Objective: Extract, word for word, every line from the one containing "Reproduce this chart" through the one containing "import * as d3 from 'd3';", with both end lines kept.

Extracted material:
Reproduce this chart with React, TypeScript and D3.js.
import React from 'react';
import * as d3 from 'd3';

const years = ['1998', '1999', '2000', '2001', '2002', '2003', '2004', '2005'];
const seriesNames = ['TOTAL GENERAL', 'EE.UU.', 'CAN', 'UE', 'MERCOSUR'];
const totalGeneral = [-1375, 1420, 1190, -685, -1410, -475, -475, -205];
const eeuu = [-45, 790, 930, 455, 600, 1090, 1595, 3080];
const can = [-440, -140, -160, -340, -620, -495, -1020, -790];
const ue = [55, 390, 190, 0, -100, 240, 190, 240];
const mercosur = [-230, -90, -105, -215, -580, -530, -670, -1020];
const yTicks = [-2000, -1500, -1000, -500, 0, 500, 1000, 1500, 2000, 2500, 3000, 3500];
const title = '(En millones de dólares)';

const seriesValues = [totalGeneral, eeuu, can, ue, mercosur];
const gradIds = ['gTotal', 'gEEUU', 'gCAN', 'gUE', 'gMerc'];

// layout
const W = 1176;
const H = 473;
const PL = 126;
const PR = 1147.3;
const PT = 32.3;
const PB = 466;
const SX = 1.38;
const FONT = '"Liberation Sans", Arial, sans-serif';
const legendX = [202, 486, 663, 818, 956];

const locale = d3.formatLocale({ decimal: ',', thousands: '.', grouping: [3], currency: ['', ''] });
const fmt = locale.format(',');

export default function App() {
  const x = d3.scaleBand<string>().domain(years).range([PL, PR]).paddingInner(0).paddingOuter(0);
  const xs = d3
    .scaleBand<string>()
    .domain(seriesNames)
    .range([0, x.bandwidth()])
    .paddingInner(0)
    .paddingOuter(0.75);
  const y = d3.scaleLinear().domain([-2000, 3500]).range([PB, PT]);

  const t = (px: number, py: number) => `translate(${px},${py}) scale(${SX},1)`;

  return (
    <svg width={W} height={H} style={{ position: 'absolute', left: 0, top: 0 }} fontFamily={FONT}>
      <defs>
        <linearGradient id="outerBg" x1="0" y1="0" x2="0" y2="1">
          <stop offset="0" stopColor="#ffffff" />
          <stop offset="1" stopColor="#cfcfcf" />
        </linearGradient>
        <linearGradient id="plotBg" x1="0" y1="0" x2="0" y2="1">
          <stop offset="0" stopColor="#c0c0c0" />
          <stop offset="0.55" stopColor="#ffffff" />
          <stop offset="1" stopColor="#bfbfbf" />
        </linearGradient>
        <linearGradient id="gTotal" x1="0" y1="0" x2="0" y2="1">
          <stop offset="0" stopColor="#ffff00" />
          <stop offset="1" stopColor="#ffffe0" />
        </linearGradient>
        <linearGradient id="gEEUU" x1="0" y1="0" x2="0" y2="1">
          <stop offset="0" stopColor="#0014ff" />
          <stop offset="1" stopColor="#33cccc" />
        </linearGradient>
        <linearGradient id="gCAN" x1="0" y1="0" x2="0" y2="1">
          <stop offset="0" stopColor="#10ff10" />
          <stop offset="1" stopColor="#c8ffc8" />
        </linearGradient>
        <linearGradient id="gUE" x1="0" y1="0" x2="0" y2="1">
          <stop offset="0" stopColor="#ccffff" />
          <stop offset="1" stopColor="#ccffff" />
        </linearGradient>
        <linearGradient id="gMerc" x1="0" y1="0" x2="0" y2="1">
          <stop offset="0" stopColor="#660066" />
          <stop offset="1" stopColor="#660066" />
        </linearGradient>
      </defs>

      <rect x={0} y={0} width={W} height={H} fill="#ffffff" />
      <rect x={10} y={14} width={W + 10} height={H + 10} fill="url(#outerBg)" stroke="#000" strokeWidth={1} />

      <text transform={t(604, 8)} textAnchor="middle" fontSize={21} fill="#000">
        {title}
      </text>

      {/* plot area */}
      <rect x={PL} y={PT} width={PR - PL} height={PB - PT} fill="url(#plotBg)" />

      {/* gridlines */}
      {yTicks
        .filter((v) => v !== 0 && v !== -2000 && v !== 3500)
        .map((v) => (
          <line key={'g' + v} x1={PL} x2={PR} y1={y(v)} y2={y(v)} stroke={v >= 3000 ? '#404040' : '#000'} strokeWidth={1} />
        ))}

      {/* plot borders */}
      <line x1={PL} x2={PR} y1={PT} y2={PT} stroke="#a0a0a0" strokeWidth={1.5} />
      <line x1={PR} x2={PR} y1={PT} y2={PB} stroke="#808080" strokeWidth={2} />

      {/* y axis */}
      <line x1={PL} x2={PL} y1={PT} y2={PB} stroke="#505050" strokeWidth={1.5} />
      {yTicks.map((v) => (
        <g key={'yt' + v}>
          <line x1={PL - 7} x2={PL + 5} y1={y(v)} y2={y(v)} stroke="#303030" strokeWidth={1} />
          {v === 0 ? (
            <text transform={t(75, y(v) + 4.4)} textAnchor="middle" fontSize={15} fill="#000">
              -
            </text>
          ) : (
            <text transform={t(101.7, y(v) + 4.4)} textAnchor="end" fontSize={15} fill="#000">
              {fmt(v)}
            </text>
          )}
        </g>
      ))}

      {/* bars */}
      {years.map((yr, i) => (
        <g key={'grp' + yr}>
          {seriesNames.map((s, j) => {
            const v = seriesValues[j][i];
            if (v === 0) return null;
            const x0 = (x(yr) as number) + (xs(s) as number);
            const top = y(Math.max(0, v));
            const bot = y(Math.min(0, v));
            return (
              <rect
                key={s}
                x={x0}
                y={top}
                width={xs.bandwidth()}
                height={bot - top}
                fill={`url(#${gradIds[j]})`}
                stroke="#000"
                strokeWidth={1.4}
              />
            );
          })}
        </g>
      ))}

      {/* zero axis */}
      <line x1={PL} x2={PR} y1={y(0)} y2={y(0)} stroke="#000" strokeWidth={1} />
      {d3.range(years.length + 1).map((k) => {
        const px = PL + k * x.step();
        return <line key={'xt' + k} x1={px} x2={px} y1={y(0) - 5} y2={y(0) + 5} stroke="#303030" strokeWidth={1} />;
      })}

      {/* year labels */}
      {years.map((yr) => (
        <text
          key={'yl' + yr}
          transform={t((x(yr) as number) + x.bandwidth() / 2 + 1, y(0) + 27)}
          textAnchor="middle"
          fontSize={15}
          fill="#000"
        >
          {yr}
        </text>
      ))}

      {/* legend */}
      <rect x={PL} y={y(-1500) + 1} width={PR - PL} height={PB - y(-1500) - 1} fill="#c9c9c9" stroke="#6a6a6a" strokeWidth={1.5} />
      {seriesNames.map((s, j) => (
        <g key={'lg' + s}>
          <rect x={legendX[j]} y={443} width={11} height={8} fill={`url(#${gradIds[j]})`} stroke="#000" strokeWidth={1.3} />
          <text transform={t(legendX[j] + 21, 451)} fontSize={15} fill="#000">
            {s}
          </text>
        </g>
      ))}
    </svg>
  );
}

==

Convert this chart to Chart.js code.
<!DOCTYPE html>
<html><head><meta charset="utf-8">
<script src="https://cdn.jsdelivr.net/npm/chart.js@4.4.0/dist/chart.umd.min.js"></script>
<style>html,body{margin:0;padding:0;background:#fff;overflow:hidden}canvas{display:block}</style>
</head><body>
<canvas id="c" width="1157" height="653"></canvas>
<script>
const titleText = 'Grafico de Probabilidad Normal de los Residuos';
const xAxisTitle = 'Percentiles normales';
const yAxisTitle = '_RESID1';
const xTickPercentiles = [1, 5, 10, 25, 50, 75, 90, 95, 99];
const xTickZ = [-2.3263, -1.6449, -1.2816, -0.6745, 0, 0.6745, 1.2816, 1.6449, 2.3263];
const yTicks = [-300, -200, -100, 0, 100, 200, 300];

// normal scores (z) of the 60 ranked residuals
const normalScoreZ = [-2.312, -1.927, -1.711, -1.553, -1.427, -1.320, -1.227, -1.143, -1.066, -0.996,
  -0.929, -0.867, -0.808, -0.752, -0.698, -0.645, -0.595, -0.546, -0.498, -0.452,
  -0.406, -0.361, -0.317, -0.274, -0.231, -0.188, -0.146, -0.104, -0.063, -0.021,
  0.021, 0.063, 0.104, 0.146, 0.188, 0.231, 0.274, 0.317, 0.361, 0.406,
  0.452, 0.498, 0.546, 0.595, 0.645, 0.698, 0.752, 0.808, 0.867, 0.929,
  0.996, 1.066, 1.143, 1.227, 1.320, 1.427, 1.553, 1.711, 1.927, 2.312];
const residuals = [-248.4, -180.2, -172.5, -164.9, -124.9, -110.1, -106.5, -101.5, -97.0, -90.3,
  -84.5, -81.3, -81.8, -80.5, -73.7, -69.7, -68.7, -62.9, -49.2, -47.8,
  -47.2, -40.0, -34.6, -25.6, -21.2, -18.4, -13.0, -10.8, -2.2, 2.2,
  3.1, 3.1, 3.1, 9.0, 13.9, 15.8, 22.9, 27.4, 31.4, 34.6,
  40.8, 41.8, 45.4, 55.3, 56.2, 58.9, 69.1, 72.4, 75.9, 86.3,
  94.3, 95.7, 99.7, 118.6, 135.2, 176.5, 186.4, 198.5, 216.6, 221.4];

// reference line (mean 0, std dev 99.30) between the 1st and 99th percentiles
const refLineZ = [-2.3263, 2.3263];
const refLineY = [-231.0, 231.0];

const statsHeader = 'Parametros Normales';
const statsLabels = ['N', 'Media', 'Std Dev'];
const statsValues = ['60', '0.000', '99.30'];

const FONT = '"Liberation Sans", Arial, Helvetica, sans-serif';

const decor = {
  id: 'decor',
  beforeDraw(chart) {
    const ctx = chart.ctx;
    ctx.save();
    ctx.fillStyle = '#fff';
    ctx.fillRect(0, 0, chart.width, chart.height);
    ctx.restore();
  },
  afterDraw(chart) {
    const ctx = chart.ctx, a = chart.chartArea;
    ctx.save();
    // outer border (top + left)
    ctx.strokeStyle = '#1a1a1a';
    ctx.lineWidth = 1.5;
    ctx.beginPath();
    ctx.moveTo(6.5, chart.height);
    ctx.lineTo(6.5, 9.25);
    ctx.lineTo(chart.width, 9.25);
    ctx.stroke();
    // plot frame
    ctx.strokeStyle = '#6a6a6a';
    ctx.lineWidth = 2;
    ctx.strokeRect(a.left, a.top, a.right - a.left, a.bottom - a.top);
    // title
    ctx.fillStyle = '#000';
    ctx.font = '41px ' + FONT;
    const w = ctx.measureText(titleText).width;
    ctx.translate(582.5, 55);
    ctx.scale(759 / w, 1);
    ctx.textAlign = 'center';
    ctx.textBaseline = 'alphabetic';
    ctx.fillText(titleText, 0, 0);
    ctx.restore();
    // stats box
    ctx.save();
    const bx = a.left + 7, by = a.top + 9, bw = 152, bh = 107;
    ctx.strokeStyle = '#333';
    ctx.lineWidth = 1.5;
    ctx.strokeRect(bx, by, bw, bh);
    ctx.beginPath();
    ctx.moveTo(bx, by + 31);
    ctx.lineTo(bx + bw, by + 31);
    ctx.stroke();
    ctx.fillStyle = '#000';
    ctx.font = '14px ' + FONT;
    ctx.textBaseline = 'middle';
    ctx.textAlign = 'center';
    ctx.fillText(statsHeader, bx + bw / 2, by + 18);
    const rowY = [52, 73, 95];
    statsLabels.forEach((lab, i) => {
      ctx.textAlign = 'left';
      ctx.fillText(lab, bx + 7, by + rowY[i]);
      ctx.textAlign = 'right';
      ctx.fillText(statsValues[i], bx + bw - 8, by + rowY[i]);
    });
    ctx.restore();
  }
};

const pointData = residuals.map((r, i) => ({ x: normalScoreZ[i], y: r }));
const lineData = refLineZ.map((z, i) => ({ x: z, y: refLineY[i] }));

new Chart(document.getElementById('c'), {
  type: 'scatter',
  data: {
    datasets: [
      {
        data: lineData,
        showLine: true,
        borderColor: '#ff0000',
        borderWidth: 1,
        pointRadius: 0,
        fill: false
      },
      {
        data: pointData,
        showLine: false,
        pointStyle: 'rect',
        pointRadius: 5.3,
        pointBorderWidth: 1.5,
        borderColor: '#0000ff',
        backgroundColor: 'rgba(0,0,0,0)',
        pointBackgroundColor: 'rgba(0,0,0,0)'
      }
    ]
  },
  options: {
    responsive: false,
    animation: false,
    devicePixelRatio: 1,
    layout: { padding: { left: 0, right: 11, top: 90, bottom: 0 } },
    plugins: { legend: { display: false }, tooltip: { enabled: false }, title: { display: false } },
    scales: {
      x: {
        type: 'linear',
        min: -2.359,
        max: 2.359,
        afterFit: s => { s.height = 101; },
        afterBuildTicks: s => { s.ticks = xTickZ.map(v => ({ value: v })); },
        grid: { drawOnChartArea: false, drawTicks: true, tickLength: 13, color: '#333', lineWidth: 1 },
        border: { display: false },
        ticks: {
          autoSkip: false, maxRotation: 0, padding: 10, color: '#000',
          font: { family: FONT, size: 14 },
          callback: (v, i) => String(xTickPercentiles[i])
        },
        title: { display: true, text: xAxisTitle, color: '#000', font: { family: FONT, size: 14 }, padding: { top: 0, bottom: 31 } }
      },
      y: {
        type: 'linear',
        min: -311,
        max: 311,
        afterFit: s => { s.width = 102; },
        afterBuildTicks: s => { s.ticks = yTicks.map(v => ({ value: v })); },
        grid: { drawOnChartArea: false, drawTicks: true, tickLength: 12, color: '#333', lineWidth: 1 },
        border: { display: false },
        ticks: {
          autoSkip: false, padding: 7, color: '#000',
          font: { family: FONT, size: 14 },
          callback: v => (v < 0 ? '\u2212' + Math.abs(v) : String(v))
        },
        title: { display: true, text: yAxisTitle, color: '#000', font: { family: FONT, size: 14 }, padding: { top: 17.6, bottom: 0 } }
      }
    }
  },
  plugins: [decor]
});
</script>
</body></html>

...

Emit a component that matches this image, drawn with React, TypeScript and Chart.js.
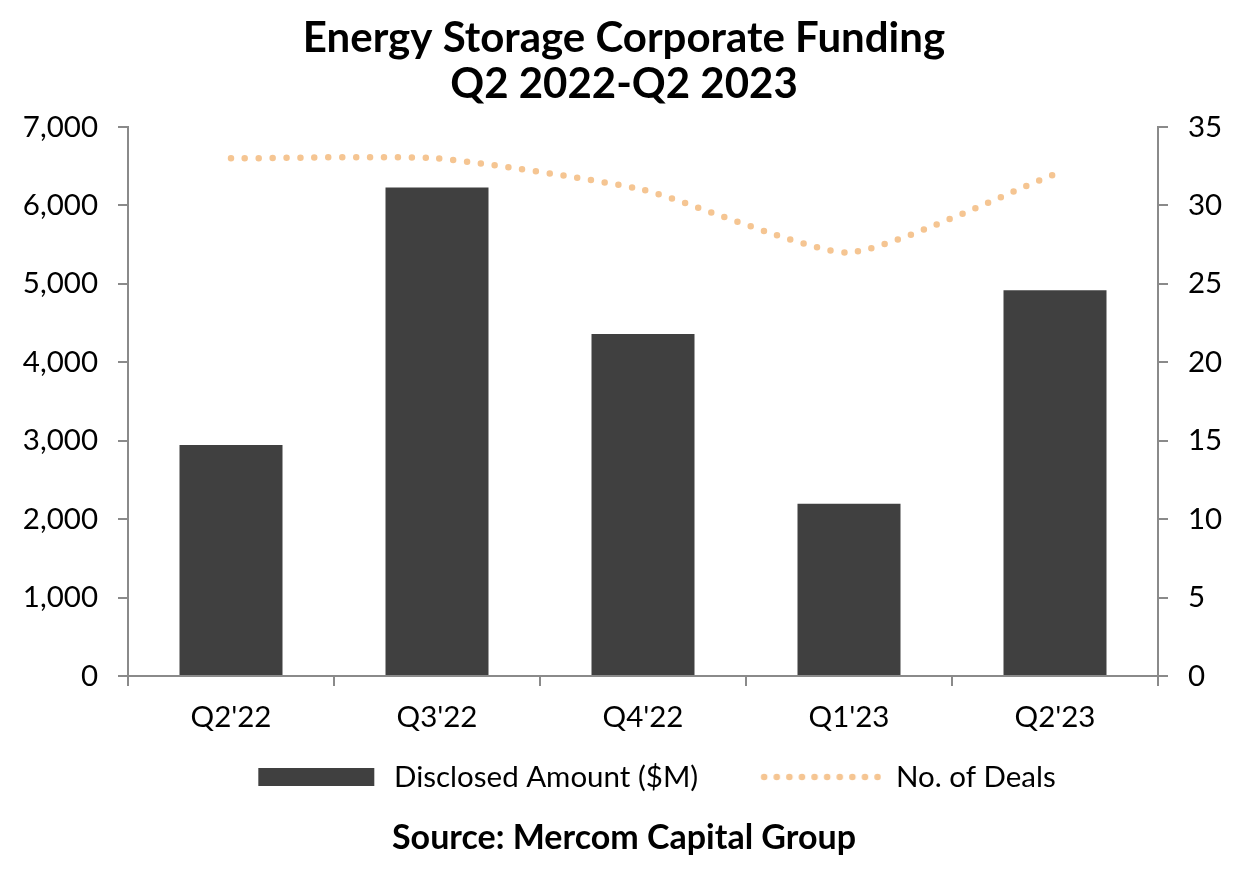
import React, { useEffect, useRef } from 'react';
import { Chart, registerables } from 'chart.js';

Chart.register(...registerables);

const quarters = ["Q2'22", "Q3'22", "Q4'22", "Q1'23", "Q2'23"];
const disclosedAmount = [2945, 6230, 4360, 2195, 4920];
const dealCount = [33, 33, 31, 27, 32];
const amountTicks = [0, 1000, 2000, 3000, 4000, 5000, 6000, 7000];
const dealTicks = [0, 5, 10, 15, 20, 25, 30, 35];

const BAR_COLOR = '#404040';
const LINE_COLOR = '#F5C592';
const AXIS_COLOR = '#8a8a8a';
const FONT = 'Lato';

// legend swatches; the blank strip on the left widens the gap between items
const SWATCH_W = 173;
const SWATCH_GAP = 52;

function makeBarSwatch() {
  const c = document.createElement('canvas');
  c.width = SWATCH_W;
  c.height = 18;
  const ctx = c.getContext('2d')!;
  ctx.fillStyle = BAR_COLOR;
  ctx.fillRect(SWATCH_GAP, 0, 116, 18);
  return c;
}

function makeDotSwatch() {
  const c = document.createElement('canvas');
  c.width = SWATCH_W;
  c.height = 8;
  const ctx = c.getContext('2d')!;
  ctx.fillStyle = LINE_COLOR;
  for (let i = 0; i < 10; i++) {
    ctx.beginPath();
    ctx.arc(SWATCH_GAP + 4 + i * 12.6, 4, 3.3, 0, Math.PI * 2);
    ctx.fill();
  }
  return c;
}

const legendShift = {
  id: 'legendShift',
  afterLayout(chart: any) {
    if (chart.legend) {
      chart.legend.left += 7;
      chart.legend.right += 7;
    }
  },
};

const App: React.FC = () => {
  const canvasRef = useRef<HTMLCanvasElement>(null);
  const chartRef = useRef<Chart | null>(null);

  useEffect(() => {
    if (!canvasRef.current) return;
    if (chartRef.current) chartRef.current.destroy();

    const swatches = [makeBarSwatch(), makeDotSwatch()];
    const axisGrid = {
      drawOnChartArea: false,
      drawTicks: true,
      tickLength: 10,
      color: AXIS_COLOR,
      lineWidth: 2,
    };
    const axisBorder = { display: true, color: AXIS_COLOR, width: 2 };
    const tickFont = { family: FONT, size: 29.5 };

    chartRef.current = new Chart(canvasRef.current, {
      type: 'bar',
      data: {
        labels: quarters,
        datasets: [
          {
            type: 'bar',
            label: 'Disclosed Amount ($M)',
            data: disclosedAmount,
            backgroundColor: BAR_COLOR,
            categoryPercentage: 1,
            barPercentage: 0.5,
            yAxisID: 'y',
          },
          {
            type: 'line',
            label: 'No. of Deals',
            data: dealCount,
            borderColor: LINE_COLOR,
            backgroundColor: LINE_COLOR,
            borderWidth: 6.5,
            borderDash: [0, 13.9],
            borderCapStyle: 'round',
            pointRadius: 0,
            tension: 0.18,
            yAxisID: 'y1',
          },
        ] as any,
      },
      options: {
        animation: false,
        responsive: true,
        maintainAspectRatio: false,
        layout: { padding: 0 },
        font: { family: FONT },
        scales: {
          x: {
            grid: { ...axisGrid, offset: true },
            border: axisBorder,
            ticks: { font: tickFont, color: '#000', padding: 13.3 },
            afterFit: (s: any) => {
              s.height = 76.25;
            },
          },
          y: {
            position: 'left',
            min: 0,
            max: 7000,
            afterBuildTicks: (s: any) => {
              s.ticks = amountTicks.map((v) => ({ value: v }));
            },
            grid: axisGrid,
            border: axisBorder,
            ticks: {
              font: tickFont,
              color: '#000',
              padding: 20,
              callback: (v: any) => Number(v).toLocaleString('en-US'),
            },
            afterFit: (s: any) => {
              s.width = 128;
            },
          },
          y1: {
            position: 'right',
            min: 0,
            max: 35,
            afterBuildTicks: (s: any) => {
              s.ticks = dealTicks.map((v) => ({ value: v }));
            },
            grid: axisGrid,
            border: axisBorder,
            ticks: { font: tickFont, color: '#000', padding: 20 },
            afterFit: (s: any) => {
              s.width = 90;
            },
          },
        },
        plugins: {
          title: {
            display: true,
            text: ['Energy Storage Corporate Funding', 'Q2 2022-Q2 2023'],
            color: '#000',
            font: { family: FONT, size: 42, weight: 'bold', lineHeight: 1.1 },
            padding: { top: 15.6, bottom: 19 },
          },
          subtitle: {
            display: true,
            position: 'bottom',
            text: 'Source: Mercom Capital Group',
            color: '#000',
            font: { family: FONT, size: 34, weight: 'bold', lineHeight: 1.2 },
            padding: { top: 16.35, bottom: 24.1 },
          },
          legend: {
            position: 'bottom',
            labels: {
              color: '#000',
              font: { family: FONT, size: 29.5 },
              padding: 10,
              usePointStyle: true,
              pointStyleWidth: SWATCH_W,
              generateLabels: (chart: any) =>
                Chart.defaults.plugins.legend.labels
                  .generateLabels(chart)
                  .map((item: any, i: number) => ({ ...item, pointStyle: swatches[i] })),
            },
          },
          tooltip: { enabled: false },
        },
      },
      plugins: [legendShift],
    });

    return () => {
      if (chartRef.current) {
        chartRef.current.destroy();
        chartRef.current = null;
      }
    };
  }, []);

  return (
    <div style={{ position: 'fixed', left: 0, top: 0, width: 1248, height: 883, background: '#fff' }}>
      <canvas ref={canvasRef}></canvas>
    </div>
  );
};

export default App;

Correct result:
Reproduce this chart with React, TypeScript and D3.js.
import React from 'react';
import * as d3 from 'd3';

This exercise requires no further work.